Conceptual Difficulties in the Roles of Variables - Comments

[haruspex]

haruspex submitted a new PF Insights post

Conceptual Difficulties in the Roles of Variables

Continue reading the Original PF Insights Post.

 

[Greg Bernhardt]

Nice work! Love the first statement!

 

[burakumin]

haruspex submitted a new PF Insights post

Conceptual Difficulties in the Roles of Variables

View attachment 178528Continue reading the Original PF Insights Post.

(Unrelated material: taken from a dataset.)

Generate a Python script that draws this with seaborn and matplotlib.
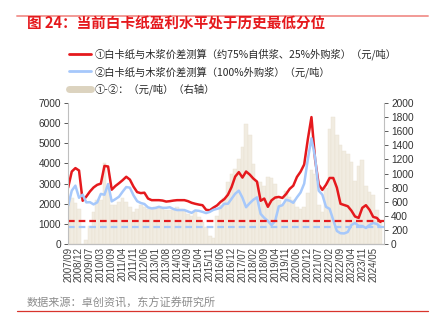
import matplotlib
matplotlib.use("Agg")
import matplotlib.pyplot as plt
from matplotlib.lines import Line2D
import numpy as np
import pandas as pd
import seaborn as sns

# ---------------- data ----------------
tick_labels = ["2007/09", "2008/12", "2009/07", "2010/03", "2010/09", "2011/04", "2011/11",
               "2012/06", "2013/01", "2013/08", "2014/03", "2014/09", "2015/04", "2015/11",
               "2016/06", "2016/12", "2017/07", "2018/02", "2018/09", "2019/04", "2019/11",
               "2020/06", "2020/12", "2021/07", "2022/02", "2022/09", "2023/04", "2023/11",
               "2024/05"]

spread_self = [2800, 3600, 3770, 3650, 2150, 2360, 2610, 2810, 2940, 3000,
               3880, 3850, 2700, 2880, 3020, 3170, 3340, 3200, 2850, 2580,
               2530, 2550, 2260, 2180, 2180, 2180, 2160, 2110, 2130, 2160,
               2180, 2180, 2180, 2130, 2050, 2000, 1960, 1930, 1700, 1680,
               1810, 1920, 2100, 2230, 2450, 2830, 3350, 3570, 3300, 3600,
               3450, 3250, 3100, 2150, 2260, 1850, 2170, 2310, 2340, 2290,
               2480, 2740, 2900, 3330, 3590, 3950, 5200, 6300, 4200, 2950,
               2690, 2940, 3280, 3280, 2800, 2000, 1940, 1880, 1660, 1370,
               1300, 1800, 1930, 1700, 1350, 1300, 1100]

spread_buy = [1900, 2650, 2900, 2300, 2450, 2070, 2080, 1970, 2070, 2490,
              2450, 2980, 2120, 2230, 2350, 2600, 2830, 2800, 2420, 2130,
              2040, 1990, 1820, 1770, 1790, 1850, 1800, 1800, 1830, 1740,
              1690, 1690, 1690, 1620, 1550, 1670, 1650, 1600, 1540, 1600,
              1700, 1750, 1800, 2000, 2000, 2250, 2500, 2650, 2300, 1830,
              2030, 2200, 2320, 1500, 1300, 1150, 940, 1150, 1870, 1930,
              2200, 2150, 2050, 2320, 2560, 3000, 4200, 5250, 4300, 2650,
              2450, 1850, 1750, 1200, 650, 540, 530, 600, 950, 1050,
              900, 900, 800, 950, 1050, 1000, 850]

spread_diff = [580, 650, 580, 500, -30, 60, 260, 460, 620, 620,
               1150, 800, 550, 550, 600, 650, 600, 520, 450, 500,
               550, 530, 500, 510, 530, 510, 500, 490, 480, 500,
               530, 500, 470, 420, 400, 450, 380, 310, 240, 120,
               80, 400, 550, 660, 880, 990, 1070, 1200, 1380, 1700,
               1550, 1130, 880, 880, 820, 950, 930, 850, 620, 560,
               750, 670, 620, 530, 500, 520, 720, 1050, 1000, 550,
               460, 800, 1630, 1800, 1550, 1400, 1320, 1270, 1160, 900,
               1100, 1190, 820, 740, 700, 480, 320]

current_self = 1130
current_buy = 860

# ---------------- style ----------------
sns.set_theme(style="white")
plt.rcParams["font.family"] = ["Liberation Sans", "Noto Sans CJK SC", "DejaVu Sans"]
plt.rcParams["axes.unicode_minus"] = False

RED = "#e5191d"
BLUE = "#a6c8fb"
BEIGE = "#f1ece1"
BEIGE_LEG = "#dcd3bf"
GREY = "#404040"

n = len(spread_self)
df = pd.DataFrame({"idx": np.arange(n), "self": spread_self, "buy": spread_buy, "diff": spread_diff})

fig = plt.figure(figsize=(4.34, 3.29), dpi=100)
ax1 = fig.add_axes([0.157, 0.258, 0.728, 0.429])
ax2 = ax1.twinx()

# bars on right axis
sns.barplot(data=df, x="idx", y="diff", ax=ax2, color=BEIGE, width=1.0,
            saturation=1, linewidth=0.3, edgecolor="#e9e2d2", native_scale=True)

# lines on left axis
sns.lineplot(data=df, x="idx", y="self", ax=ax1, color=RED, linewidth=1.8)
sns.lineplot(data=df, x="idx", y="buy", ax=ax1, color=BLUE, linewidth=1.8)
ax1.axhline(current_self, color=RED, linewidth=1.6, linestyle=(0, (3, 1.8)))
ax1.axhline(current_buy, color=BLUE, linewidth=1.6, linestyle=(0, (3, 1.8)))

ax1.set_zorder(ax2.get_zorder() + 1)
ax1.patch.set_visible(False)

ax1.set_xlim(0, n)
ax2.set_xlim(0, n)
ax1.set_ylim(0, 7000)
ax2.set_ylim(0, 2000)
ax1.set_yticks(np.arange(0, 7001, 1000))
ax2.set_yticks(np.arange(0, 2001, 200))
ax1.set_xticks(np.arange(len(tick_labels)) * 3)
ax1.set_xticklabels(tick_labels, rotation=90, fontsize=7, color=GREY)
ax1.tick_params(axis="y", labelsize=7.3, colors=GREY, length=3, width=0.6, left=True, pad=2)
ax2.tick_params(axis="y", labelsize=7.3, colors=GREY, length=3, width=0.6, right=True, pad=2)
ax1.tick_params(axis="x", length=0, pad=2)
ax2.tick_params(axis="x", length=0, labelbottom=False)
for a in (ax1, ax2):
    a.set_xlabel("")
    a.set_ylabel("")
    a.grid(False)
    a.spines["top"].set_visible(False)
    for s in ("left", "right", "bottom"):
        a.spines[s].set_color("#bfbfbf")
        a.spines[s].set_linewidth(0.8)
ax1.spines["right"].set_visible(False)
ax2.spines["left"].set_visible(False)
for lab in ax1.get_yticklabels() + ax2.get_yticklabels():
    lab.set_color("#333333")

# legend
handles = [Line2D([], [], color=RED, lw=2),
           Line2D([], [], color=BLUE, lw=2),
           Line2D([], [], color=BEIGE_LEG, lw=5)]
labels = ["①白卡纸与木浆价差测算（约75%自供浆、25%外购浆）（元/吨）",
          "②白卡纸与木浆价差测算（100%外购浆）（元/吨）",
          "①-②：（元/吨）（右轴）"]
fig.legend(handles, labels, loc="upper left", bbox_to_anchor=(0.158, 0.852),
           frameon=False, handlelength=2.2, handletextpad=0.35,
           labelspacing=0.55, borderpad=0, borderaxespad=0,
           prop={"family": ["Noto Sans CJK SC"], "size": 7.4})

# title, source, decorative rules
fig.text(0.062, 0.927, "图 24：当前白卡纸盈利水平处于历史最低分位", color=RED,
         fontsize=10.5, fontweight="bold", va="center", ha="left",
         family=["Noto Sans CJK SC"])
fig.text(0.062, 0.079, "数据来源：卓创资讯，东方证券研究所", color="#8c8c8c",
         fontsize=8, va="center", ha="left", family=["Noto Sans CJK SC"])
fig.add_artist(Line2D([0.039, 0.986], [0.952, 0.952], color="#f29a96", lw=1.4,
                      transform=fig.transFigure))
fig.add_artist(Line2D([0.039, 0.986], [0.056, 0.056], color="#d8342c", lw=0.9,
                      transform=fig.transFigure))

fig.savefig("out.png", dpi=100)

I think there are still important pitfalls that might deserve deeper explanations and details:

1. The opposition variable/constant is not a mathematical one but a meta-mathematical/logical one. Variables and constants are not mathematical objects but notation tools to describes mathematical objects (that's why for example you can say at the same time that $x$ is a variable and $x$ is a real number). A big pitfall with the ubiquitous Leibnitz notations ($\frac{d f}{d x}$, $\frac{\partial f}{\partial x}$, ...) is that it mixes mathematical objects (like function $f$) with notation devices (like variable $x$ which represents one of the function "slots", i.e. argument position and absolutely not a number here).
2. As mentioned it is a common abuse of notation to use the same function symbol for related but distinct functions when their output has the same semantical meaning but the arguments (= the coordinate system) are different. One of the big issue with this abuse of notation is this one:
   Consider $(x, y)$ and $(x, u)$ two coordinate systems with the common coordinate $x$ and a smooth function $f$. I can then compute $(\frac{\partial f}{\partial x}, \frac{\partial f}{\partial y})$ and $(\frac{\partial f}{\partial x}, \frac{\partial f}{\partial u})$. But the two objects $\frac{\partial f}{\partial x}$ are in fact entirely different functions : $\left. \frac{\partial f}{\partial x}\right|_y$ and $\left. \frac{\partial f}{\partial x}\right|_u$. The fact that derivation along a single coordinate depends on the entire coordinate system would really deserve to be insisted upon.

 

[UsableThought]

Nice article, though I can't follow the section on derivatives as I haven't reached calculus yet. At a much simpler level (which is where I'm at as an older adult/amateur learner revisiting high school math), I sometimes invent "temporary variables" just for purposes of calculating; e.g. there was a homework question recently about a word problem in basic algebra that stated, among other things, "$d$ is $k$ percent less than $c$". Solving it myself for fun, rather than work directly with $d = (1-k)c$, I made a temporary variable $k' = 1-k$ so I could get rid of the parens and just say $d = k'c$, postponing the subtraction until after everything else was done. But that's just me working on my own; I have no idea if "temporary variables" are used by other people.